Check each line of the records for "this"; collect those that have it.

===== Exercise material

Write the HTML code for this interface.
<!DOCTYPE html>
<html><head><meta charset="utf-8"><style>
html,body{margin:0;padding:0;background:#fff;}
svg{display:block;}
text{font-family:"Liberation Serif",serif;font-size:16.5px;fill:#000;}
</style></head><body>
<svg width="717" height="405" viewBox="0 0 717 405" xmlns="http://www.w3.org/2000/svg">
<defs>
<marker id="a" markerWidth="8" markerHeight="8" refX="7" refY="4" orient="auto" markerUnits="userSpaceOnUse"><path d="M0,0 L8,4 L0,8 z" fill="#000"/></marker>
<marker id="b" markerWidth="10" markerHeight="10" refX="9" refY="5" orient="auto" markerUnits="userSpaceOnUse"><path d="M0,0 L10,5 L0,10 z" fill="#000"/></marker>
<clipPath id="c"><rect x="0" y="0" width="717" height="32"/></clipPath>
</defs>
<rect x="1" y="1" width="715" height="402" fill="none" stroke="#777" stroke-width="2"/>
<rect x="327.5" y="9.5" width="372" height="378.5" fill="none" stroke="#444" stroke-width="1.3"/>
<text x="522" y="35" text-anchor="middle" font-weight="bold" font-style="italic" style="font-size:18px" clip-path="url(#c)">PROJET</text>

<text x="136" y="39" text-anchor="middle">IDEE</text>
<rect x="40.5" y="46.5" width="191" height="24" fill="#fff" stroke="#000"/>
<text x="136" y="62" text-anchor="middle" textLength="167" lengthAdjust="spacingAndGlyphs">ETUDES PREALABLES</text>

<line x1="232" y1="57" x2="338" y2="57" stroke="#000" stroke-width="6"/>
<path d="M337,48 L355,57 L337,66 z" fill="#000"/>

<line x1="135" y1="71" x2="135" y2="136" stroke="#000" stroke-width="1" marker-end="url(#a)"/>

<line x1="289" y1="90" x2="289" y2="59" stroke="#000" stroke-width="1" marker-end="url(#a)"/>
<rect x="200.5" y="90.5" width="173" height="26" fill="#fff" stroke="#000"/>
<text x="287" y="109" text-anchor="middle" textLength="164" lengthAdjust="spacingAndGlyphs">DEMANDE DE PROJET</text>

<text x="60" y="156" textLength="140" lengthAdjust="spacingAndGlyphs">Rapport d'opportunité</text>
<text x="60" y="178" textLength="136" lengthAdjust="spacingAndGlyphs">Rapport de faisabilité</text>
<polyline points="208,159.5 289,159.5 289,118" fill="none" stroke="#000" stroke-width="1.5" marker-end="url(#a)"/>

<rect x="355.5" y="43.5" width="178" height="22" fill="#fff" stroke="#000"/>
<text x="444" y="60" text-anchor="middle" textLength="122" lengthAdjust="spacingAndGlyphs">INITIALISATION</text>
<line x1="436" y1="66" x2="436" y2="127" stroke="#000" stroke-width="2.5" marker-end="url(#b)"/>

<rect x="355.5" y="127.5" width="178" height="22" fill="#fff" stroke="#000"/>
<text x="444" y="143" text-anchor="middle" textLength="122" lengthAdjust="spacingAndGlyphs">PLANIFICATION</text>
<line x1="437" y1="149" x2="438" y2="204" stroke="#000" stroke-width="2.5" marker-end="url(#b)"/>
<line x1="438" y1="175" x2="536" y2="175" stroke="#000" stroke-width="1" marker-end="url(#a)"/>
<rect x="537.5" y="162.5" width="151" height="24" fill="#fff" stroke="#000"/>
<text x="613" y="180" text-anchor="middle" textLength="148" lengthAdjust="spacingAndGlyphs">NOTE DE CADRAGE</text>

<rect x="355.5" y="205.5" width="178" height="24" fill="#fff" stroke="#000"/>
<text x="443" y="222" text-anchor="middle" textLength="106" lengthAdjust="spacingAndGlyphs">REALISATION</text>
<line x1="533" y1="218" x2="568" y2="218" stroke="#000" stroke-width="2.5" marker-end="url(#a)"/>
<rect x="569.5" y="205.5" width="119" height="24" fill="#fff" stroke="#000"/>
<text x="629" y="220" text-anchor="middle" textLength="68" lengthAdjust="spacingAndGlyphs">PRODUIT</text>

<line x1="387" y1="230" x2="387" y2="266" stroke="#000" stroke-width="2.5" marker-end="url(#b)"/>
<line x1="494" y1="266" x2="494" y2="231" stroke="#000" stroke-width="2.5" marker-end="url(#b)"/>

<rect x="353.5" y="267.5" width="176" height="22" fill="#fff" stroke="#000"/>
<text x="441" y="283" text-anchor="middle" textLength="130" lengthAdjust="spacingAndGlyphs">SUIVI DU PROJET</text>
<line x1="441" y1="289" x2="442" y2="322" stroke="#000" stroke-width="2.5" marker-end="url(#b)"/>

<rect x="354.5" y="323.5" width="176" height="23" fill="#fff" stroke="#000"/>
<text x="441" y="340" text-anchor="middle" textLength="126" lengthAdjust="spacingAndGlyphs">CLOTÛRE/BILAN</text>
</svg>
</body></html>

==========
===== Exercise material

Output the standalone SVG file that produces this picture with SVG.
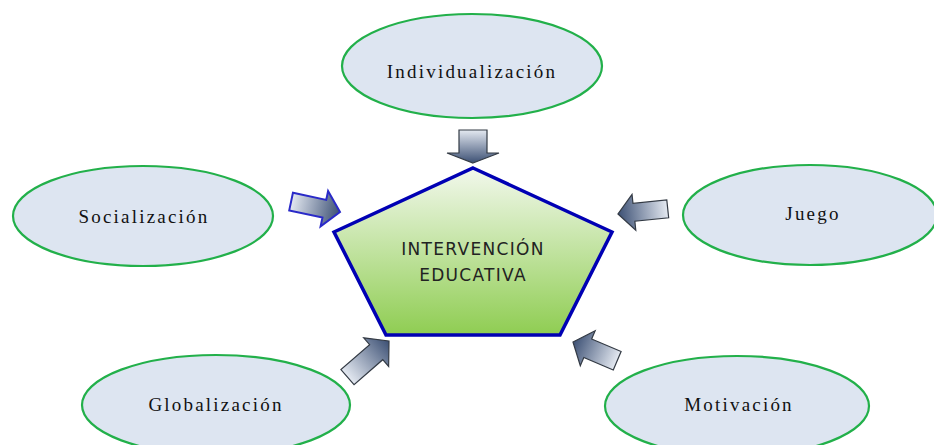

==========

▶ Exercise response:
Write the HTML code for this interface.
Output the standalone SVG file that produces this picture with SVG.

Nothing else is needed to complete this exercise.